* **THE REQUEST**:
Pictures do not belong in the copy, so please give every entry below again exactly.

-------- INFORMATION SUPPLIED

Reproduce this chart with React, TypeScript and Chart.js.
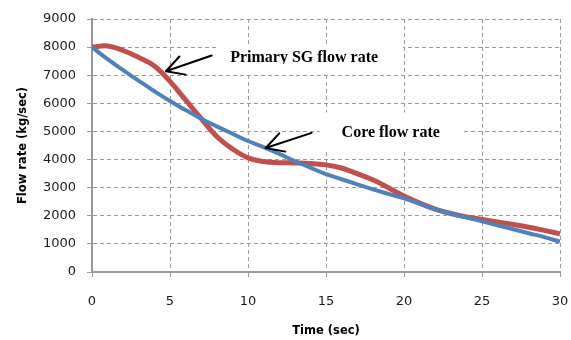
import React, { useEffect, useRef } from "react";
import { Chart, registerables } from "chart.js";

Chart.register(...registerables);

const times = [0, 1, 2, 3, 4, 5, 6, 7, 8, 9, 10, 11, 12, 13, 14, 15, 16, 17, 18, 19, 20, 21, 22, 23, 24, 25, 26, 27, 28, 29, 30];
const primarySG = [8000, 8040, 7880, 7630, 7330, 6780, 6120, 5460, 4820, 4380, 4060, 3930, 3890, 3880, 3860, 3810, 3700, 3500, 3280, 3000, 2700, 2450, 2240, 2080, 1960, 1870, 1780, 1690, 1590, 1480, 1360];
const coreFlow = [8000, 7570, 7180, 6800, 6430, 6080, 5760, 5450, 5180, 4920, 4660, 4440, 4200, 3950, 3710, 3480, 3300, 3120, 2940, 2780, 2620, 2430, 2230, 2080, 1940, 1800, 1660, 1520, 1380, 1240, 1080];

const seriesNames = ["Core flow rate", "Primary SG flow rate"];
const xTitle = "Time (sec)";
const yTitle = "Flow rate (kg/sec)";

// annotation labels (data units)
const labelTexts = ["Primary SG flow rate", "Core flow rate"];
const labelCenters = [[13.6, 7626], [19.15, 4947]];
const labelBoxes = [[8.0, 19.94, 8020, 7020], [14.62, 23.72, 5670, 4352]];
const labelClipBottom = [7395, null];
const arrowTails = [[7.67, 7700], [14.08, 4950]];
const arrowTips = [[4.74, 7140], [11.13, 4410]];

const annotationPlugin = {
  id: "annotations",
  afterDatasetsDraw(chart: any) {
    const { ctx, scales } = chart;
    const xs = scales.x;
    const ys = scales.y;
    ctx.save();
    for (let i = 0; i < labelTexts.length; i++) {
      const b = labelBoxes[i];
      const x0 = xs.getPixelForValue(b[0]);
      const x1 = xs.getPixelForValue(b[1]);
      const y0 = ys.getPixelForValue(b[2]);
      const y1 = ys.getPixelForValue(b[3]);
      ctx.fillStyle = "#ffffff";
      ctx.fillRect(x0, y0, x1 - x0, y1 - y0);
    }
    for (let i = 0; i < labelTexts.length; i++) {
      const c = labelCenters[i];
      ctx.save();
      const clip = labelClipBottom[i];
      if (clip !== null) {
        const cy = ys.getPixelForValue(clip as number);
        ctx.beginPath();
        ctx.rect(0, 0, chart.width, cy);
        ctx.clip();
      }
      ctx.fillStyle = "#000000";
      ctx.font = "bold 16px 'Liberation Serif', 'Times New Roman', serif";
      ctx.textAlign = "center";
      ctx.textBaseline = "middle";
      ctx.fillText(labelTexts[i], xs.getPixelForValue(c[0]), ys.getPixelForValue(c[1]));
      ctx.restore();
    }
    ctx.strokeStyle = "#000000";
    ctx.lineWidth = 2;
    ctx.lineCap = "round";
    ctx.lineJoin = "round";
    for (let i = 0; i < arrowTips.length; i++) {
      const tx = xs.getPixelForValue(arrowTips[i][0]);
      const ty = ys.getPixelForValue(arrowTips[i][1]);
      const sx = xs.getPixelForValue(arrowTails[i][0]);
      const sy = ys.getPixelForValue(arrowTails[i][1]);
      const ang = Math.atan2(sy - ty, sx - tx);
      const len = 20;
      const spread = 0.5;
      ctx.beginPath();
      ctx.moveTo(sx, sy);
      ctx.lineTo(tx, ty);
      ctx.moveTo(tx + len * Math.cos(ang - spread), ty + len * Math.sin(ang - spread));
      ctx.lineTo(tx, ty);
      ctx.lineTo(tx + len * Math.cos(ang + spread), ty + len * Math.sin(ang + spread));
      ctx.stroke();
    }
    ctx.restore();
  },
};

export default function App() {
  const ref = useRef<HTMLCanvasElement>(null);
  useEffect(() => {
    if (!ref.current) return;
    const tickFont = { family: "'DejaVu Sans', sans-serif", size: 13 };
    const titleFont = { family: "'DejaVu Sans', sans-serif", size: 11.5, weight: "bold" as const };
    const plain = (v: any) => String(v);
    const chart = new Chart(ref.current, {
      type: "line",
      data: {
        datasets: [
          {
            label: seriesNames[0],
            data: times.map((t, i) => ({ x: t, y: coreFlow[i] })),
            borderColor: "#4F81BD",
            borderWidth: 4,
            pointRadius: 0,
            tension: 0.4,
            fill: false,
          },
          {
            label: seriesNames[1],
            data: times.map((t, i) => ({ x: t, y: primarySG[i] })),
            borderColor: "#C0504D",
            borderWidth: 5,
            pointRadius: 0,
            tension: 0.4,
            fill: false,
          },
        ],
      },
      options: {
        animation: false,
        responsive: false,
        maintainAspectRatio: false,
        layout: { padding: { top: 19, right: 11, left: 0, bottom: 0 } },
        plugins: { legend: { display: false }, tooltip: { enabled: false } },
        scales: {
          x: {
            type: "linear",
            min: 0,
            max: 30,
            ticks: { stepSize: 5, color: "#1a1a1a", font: tickFont, padding: 17, callback: plain },
            grid: { color: "#999999", lineWidth: 1, tickLength: 5, tickColor: "#999999", tickBorderDash: [] },
            border: { display: true, color: "#999999", width: 2, dash: [4, 3] },
            title: { display: true, text: xTitle, color: "#000000", font: titleFont, padding: { top: 0, bottom: 2 } },
            afterFit: (s: any) => { s.height = 68; s.paddingLeft = 0; s.paddingRight = 0; },
          },
          y: {
            type: "linear",
            min: 0,
            max: 9000,
            ticks: { stepSize: 1000, color: "#1a1a1a", font: tickFont, padding: 11, callback: plain },
            grid: { color: "#999999", lineWidth: 1, tickLength: 5, tickColor: "#999999", tickBorderDash: [] },
            border: { display: true, color: "#999999", width: 2, dash: [4, 3] },
            title: { display: true, text: yTitle, color: "#000000", font: titleFont, padding: { top: 16, bottom: 0 } },
            afterFit: (s: any) => { s.width = 92; },
          },
        },
      },
      plugins: [annotationPlugin],
    });
    return () => chart.destroy();
  }, []);
  return (
    <div style={{ position: "absolute", left: 0, top: 0, width: 571, height: 340, background: "#fff" }}>
      <canvas ref={ref} width={571} height={340} style={{ width: 571, height: 340 }} />
    </div>
  );
}
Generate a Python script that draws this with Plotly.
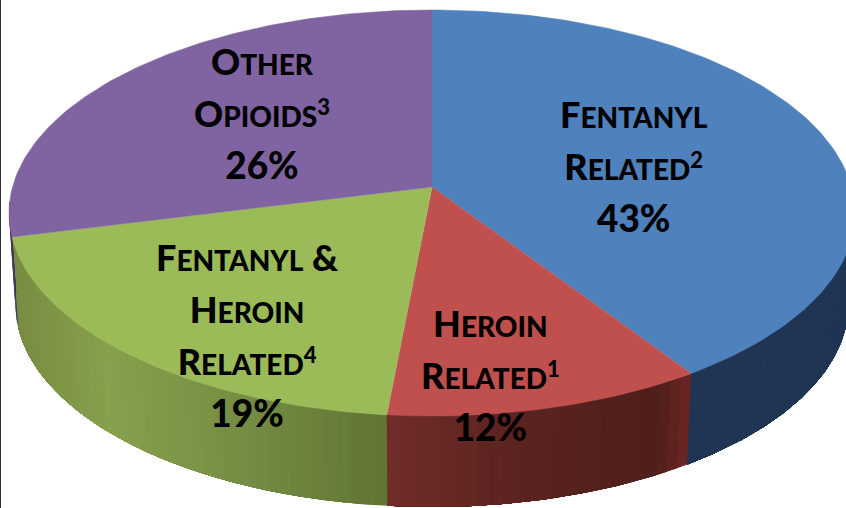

----------------

* **ANSWER BELOW**:
Reproduce this chart with React, TypeScript and Chart.js.
import React, { useEffect, useRef } from "react";
import { Chart, registerables } from "chart.js";

Chart.register(...registerables);

const times = [0, 1, 2, 3, 4, 5, 6, 7, 8, 9, 10, 11, 12, 13, 14, 15, 16, 17, 18, 19, 20, 21, 22, 23, 24, 25, 26, 27, 28, 29, 30];
const primarySG = [8000, 8040, 7880, 7630, 7330, 6780, 6120, 5460, 4820, 4380, 4060, 3930, 3890, 3880, 3860, 3810, 3700, 3500, 3280, 3000, 2700, 2450, 2240, 2080, 1960, 1870, 1780, 1690, 1590, 1480, 1360];
const coreFlow = [8000, 7570, 7180, 6800, 6430, 6080, 5760, 5450, 5180, 4920, 4660, 4440, 4200, 3950, 3710, 3480, 3300, 3120, 2940, 2780, 2620, 2430, 2230, 2080, 1940, 1800, 1660, 1520, 1380, 1240, 1080];

const seriesNames = ["Core flow rate", "Primary SG flow rate"];
const xTitle = "Time (sec)";
const yTitle = "Flow rate (kg/sec)";

// annotation labels (data units)
const labelTexts = ["Primary SG flow rate", "Core flow rate"];
const labelCenters = [[13.6, 7626], [19.15, 4947]];
const labelBoxes = [[8.0, 19.94, 8020, 7020], [14.62, 23.72, 5670, 4352]];
const labelClipBottom = [7395, null];
const arrowTails = [[7.67, 7700], [14.08, 4950]];
const arrowTips = [[4.74, 7140], [11.13, 4410]];

const annotationPlugin = {
  id: "annotations",
  afterDatasetsDraw(chart: any) {
    const { ctx, scales } = chart;
    const xs = scales.x;
    const ys = scales.y;
    ctx.save();
    for (let i = 0; i < labelTexts.length; i++) {
      const b = labelBoxes[i];
      const x0 = xs.getPixelForValue(b[0]);
      const x1 = xs.getPixelForValue(b[1]);
      const y0 = ys.getPixelForValue(b[2]);
      const y1 = ys.getPixelForValue(b[3]);
      ctx.fillStyle = "#ffffff";
      ctx.fillRect(x0, y0, x1 - x0, y1 - y0);
    }
    for (let i = 0; i < labelTexts.length; i++) {
      const c = labelCenters[i];
      ctx.save();
      const clip = labelClipBottom[i];
      if (clip !== null) {
        const cy = ys.getPixelForValue(clip as number);
        ctx.beginPath();
        ctx.rect(0, 0, chart.width, cy);
        ctx.clip();
      }
      ctx.fillStyle = "#000000";
      ctx.font = "bold 16px 'Liberation Serif', 'Times New Roman', serif";
      ctx.textAlign = "center";
      ctx.textBaseline = "middle";
      ctx.fillText(labelTexts[i], xs.getPixelForValue(c[0]), ys.getPixelForValue(c[1]));
      ctx.restore();
    }
    ctx.strokeStyle = "#000000";
    ctx.lineWidth = 2;
    ctx.lineCap = "round";
    ctx.lineJoin = "round";
    for (let i = 0; i < arrowTips.length; i++) {
      const tx = xs.getPixelForValue(arrowTips[i][0]);
      const ty = ys.getPixelForValue(arrowTips[i][1]);
      const sx = xs.getPixelForValue(arrowTails[i][0]);
      const sy = ys.getPixelForValue(arrowTails[i][1]);
      const ang = Math.atan2(sy - ty, sx - tx);
      const len = 20;
      const spread = 0.5;
      ctx.beginPath();
      ctx.moveTo(sx, sy);
      ctx.lineTo(tx, ty);
      ctx.moveTo(tx + len * Math.cos(ang - spread), ty + len * Math.sin(ang - spread));
      ctx.lineTo(tx, ty);
      ctx.lineTo(tx + len * Math.cos(ang + spread), ty + len * Math.sin(ang + spread));
      ctx.stroke();
    }
    ctx.restore();
  },
};

export default function App() {
  const ref = useRef<HTMLCanvasElement>(null);
  useEffect(() => {
    if (!ref.current) return;
    const tickFont = { family: "'DejaVu Sans', sans-serif", size: 13 };
    const titleFont = { family: "'DejaVu Sans', sans-serif", size: 11.5, weight: "bold" as const };
    const plain = (v: any) => String(v);
    const chart = new Chart(ref.current, {
      type: "line",
      data: {
        datasets: [
          {
            label: seriesNames[0],
            data: times.map((t, i) => ({ x: t, y: coreFlow[i] })),
            borderColor: "#4F81BD",
            borderWidth: 4,
            pointRadius: 0,
            tension: 0.4,
            fill: false,
          },
          {
            label: seriesNames[1],
            data: times.map((t, i) => ({ x: t, y: primarySG[i] })),
            borderColor: "#C0504D",
            borderWidth: 5,
            pointRadius: 0,
            tension: 0.4,
            fill: false,
          },
        ],
      },
      options: {
        animation: false,
        responsive: false,
        maintainAspectRatio: false,
        layout: { padding: { top: 19, right: 11, left: 0, bottom: 0 } },
        plugins: { legend: { display: false }, tooltip: { enabled: false } },
        scales: {
          x: {
            type: "linear",
            min: 0,
            max: 30,
            ticks: { stepSize: 5, color: "#1a1a1a", font: tickFont, padding: 17, callback: plain },
            grid: { color: "#999999", lineWidth: 1, tickLength: 5, tickColor: "#999999", tickBorderDash: [] },
            border: { display: true, color: "#999999", width: 2, dash: [4, 3] },
            title: { display: true, text: xTitle, color: "#000000", font: titleFont, padding: { top: 0, bottom: 2 } },
            afterFit: (s: any) => { s.height = 68; s.paddingLeft = 0; s.paddingRight = 0; },
          },
          y: {
            type: "linear",
            min: 0,
            max: 9000,
            ticks: { stepSize: 1000, color: "#1a1a1a", font: tickFont, padding: 11, callback: plain },
            grid: { color: "#999999", lineWidth: 1, tickLength: 5, tickColor: "#999999", tickBorderDash: [] },
            border: { display: true, color: "#999999", width: 2, dash: [4, 3] },
            title: { display: true, text: yTitle, color: "#000000", font: titleFont, padding: { top: 16, bottom: 0 } },
            afterFit: (s: any) => { s.width = 92; },
          },
        },
      },
      plugins: [annotationPlugin],
    });
    return () => chart.destroy();
  }, []);
  return (
    <div style={{ position: "absolute", left: 0, top: 0, width: 571, height: 340, background: "#fff" }}>
      <canvas ref={ref} width={571} height={340} style={{ width: 571, height: 340 }} />
    </div>
  );
}
Generate a Python script that draws this with Plotly.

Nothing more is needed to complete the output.